## YOUR GOAL:
Extract each line containing the string "Output".

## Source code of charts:
========

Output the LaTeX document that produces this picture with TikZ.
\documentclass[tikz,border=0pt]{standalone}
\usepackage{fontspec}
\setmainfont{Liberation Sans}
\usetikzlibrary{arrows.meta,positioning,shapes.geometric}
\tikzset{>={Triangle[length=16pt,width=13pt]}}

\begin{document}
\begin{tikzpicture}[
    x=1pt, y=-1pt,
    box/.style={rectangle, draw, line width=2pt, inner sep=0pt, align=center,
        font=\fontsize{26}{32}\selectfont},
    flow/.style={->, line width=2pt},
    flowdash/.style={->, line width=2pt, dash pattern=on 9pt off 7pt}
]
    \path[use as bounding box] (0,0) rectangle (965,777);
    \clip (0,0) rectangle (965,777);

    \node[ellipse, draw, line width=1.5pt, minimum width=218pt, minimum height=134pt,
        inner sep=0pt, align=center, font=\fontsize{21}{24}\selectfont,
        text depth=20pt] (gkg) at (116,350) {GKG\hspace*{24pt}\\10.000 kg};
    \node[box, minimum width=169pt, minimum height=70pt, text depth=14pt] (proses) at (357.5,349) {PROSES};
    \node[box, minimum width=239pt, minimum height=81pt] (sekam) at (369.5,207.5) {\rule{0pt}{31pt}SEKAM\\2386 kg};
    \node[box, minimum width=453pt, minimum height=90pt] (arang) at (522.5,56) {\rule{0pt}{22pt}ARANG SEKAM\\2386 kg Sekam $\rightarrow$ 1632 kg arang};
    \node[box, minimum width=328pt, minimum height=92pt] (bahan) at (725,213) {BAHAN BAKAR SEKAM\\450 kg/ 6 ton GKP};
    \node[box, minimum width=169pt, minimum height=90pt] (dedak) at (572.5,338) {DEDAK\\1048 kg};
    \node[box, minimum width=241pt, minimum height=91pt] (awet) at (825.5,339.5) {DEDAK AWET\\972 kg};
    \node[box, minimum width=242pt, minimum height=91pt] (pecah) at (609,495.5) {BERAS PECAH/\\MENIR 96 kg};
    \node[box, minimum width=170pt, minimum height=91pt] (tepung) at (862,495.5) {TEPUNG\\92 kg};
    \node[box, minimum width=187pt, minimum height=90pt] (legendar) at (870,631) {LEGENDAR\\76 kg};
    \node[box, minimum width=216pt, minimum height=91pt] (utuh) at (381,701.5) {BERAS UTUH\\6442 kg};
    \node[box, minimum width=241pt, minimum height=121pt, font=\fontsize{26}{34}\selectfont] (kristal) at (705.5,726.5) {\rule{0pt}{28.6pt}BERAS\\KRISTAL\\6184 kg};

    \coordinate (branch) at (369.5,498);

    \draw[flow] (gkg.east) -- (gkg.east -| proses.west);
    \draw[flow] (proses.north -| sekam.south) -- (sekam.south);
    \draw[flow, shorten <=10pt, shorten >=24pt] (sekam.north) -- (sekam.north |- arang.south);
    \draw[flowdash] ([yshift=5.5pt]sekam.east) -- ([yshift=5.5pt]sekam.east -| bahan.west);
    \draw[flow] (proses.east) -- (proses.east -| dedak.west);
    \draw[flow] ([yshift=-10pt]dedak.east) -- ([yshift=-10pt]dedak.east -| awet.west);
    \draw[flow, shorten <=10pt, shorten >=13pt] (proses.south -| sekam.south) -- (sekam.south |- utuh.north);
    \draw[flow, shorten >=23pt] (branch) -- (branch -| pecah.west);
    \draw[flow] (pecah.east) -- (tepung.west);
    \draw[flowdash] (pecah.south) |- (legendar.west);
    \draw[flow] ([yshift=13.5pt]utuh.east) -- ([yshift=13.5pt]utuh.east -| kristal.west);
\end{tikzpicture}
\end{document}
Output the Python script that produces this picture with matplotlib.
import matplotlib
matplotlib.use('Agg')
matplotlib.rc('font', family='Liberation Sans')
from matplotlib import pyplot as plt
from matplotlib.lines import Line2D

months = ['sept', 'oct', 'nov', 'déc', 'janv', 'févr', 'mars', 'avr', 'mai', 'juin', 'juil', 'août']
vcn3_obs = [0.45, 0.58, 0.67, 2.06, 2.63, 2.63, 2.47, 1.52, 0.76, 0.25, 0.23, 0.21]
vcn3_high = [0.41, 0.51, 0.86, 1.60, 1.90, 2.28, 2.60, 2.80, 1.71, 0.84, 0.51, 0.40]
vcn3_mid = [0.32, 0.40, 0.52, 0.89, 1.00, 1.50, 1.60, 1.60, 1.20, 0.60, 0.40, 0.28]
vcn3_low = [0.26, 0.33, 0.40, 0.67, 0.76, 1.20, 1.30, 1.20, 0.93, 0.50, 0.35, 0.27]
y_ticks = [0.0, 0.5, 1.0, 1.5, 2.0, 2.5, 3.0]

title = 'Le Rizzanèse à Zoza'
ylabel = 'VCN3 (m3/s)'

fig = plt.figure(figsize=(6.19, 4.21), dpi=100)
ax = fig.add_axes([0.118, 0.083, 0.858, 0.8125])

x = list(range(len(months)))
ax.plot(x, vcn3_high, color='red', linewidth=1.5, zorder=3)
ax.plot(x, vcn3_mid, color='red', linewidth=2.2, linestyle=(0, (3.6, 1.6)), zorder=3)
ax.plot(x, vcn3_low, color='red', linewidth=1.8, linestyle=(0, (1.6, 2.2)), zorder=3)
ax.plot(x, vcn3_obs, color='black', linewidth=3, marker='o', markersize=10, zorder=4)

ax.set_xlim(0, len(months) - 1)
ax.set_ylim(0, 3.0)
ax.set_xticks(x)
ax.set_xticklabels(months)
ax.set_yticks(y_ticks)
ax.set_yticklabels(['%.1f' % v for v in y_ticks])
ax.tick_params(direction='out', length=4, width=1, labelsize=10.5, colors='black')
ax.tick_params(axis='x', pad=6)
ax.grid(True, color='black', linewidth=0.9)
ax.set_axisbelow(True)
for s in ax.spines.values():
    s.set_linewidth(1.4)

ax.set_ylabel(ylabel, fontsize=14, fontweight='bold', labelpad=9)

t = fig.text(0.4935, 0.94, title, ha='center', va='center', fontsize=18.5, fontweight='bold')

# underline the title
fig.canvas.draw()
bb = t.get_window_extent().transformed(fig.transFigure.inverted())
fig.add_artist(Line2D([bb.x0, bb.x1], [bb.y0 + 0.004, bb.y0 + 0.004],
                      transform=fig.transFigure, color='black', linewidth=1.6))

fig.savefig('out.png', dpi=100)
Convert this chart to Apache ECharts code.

========

## FINISHED EXERCISE:
Output the LaTeX document that produces this picture with TikZ.
Output the Python script that produces this picture with matplotlib.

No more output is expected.